There are concerns over China's military power, too. US assistant secretary of defence for international security affairs Joseph Nye argues that even if China does not increase its military budget as a percentage of gross national product, 'the sheer magnitude of the rise in China's GNP means that impressive military capacities will accompany economic growth'. Adjusting to Chinese power could be the world's biggest challenge in the 21st century.

As a democracy India is far less threatening politically, although its unstable relationship with Pakistan remains a serious problem. India already is showing some statesmanship in handling its new economic power, using it as leverage to obtain improved deals between the developing countries and the West. The country already has a relatively sophisticated market economy, with 23 separate stock markets and quotations for more than 7,000 companies. However, it is plagued by corruption and, as Singapore Airlines recently discovered, foreign investment can generate political opposition.
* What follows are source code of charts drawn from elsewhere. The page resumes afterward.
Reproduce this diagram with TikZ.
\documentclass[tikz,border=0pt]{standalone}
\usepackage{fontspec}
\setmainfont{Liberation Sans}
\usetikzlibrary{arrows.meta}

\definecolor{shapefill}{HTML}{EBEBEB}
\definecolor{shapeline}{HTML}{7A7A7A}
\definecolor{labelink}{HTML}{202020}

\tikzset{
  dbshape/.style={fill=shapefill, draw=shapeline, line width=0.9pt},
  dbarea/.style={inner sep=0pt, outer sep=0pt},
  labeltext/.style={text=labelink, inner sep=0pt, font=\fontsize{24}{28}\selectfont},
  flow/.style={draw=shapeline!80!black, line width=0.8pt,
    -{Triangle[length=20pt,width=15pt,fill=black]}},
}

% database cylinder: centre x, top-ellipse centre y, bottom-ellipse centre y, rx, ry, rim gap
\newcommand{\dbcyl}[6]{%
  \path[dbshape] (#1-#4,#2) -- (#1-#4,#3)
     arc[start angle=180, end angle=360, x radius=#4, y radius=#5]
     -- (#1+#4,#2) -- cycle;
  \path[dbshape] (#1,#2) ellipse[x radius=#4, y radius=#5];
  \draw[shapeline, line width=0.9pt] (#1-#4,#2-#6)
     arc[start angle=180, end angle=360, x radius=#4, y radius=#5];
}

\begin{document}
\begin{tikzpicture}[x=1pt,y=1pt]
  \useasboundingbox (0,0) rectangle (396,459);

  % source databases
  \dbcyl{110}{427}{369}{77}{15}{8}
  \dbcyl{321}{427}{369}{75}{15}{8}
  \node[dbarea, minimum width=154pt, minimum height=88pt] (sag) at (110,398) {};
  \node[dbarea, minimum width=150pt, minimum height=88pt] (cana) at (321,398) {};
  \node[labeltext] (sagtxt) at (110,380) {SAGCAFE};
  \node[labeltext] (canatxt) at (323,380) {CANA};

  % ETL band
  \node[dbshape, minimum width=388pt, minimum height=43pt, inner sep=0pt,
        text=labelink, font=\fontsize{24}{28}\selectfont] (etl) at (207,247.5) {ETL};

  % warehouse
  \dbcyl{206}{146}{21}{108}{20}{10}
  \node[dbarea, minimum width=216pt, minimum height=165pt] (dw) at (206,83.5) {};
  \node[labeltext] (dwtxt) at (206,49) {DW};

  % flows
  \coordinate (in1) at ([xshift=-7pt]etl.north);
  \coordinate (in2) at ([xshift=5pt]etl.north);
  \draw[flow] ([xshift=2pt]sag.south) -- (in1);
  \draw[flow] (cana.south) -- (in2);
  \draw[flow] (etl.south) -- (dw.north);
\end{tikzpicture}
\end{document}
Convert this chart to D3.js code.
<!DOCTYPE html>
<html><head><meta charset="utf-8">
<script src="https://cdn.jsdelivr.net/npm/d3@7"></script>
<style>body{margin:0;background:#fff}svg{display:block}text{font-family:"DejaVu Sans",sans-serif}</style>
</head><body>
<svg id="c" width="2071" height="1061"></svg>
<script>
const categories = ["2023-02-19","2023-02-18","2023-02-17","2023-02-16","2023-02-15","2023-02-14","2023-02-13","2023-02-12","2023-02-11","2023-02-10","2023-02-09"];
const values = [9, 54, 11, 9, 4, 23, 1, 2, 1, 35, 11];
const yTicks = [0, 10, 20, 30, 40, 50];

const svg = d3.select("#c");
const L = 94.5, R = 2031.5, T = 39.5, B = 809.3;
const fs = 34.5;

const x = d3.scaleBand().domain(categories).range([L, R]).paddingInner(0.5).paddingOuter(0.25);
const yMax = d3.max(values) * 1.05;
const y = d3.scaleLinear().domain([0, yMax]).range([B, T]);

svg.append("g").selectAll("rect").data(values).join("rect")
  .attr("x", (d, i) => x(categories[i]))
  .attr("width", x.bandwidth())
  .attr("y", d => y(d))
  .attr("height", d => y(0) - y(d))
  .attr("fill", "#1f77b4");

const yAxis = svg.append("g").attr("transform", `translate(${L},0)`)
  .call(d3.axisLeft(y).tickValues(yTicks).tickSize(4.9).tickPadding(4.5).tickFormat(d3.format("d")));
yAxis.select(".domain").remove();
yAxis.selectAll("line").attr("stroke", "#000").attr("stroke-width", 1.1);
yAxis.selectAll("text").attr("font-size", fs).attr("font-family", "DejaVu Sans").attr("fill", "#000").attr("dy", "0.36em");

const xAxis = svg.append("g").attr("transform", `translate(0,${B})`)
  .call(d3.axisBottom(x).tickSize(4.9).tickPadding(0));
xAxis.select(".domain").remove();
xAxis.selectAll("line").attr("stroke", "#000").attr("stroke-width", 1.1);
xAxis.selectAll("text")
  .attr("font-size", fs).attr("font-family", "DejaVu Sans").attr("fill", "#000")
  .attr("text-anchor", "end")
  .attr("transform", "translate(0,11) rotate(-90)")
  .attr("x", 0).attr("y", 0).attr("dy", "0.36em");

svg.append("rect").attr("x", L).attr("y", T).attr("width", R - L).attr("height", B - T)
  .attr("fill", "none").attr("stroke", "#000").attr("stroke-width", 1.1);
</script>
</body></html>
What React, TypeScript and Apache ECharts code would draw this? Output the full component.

On the surface, the challenges to investors in China and India look broadly the same. In the latest McKinsey Quarterly, the management consultants identify similarities in the countries' economic needs and opportunities. These include reengineering the supply structure so that capital flows towards more productive uses rather than being trapped in inefficient activities; responding to the consumer revolution; developing agriculture to drive economic growth; improving infrastructure to meet demand for transport, telecommunications, housing, water and energy; containing social issues; and holding inflation.

However, these similarities at the macro level mask vast differences locally. Since the start of the decade, China has been successful in mobilising human and financial resources to create growth, through the establishment of special economic zones such as Guangdong in southern China, which has come to rival Hong Kong in its prosperity. Having opened itself to foreign investment and technology faster than India, China is enjoying better growth rates.

However, China's tightly controlled political system means that market-driven behaviour is still relatively undeveloped, making it a much more enigmatic place to do business than India. China currently enjoys the edge in terms of growth and size of consumer potential. But India could be the pick of the Asian giants if it succeeds in taking on corruption, making its markets more transparent and efficient, and improving the regulatory environment.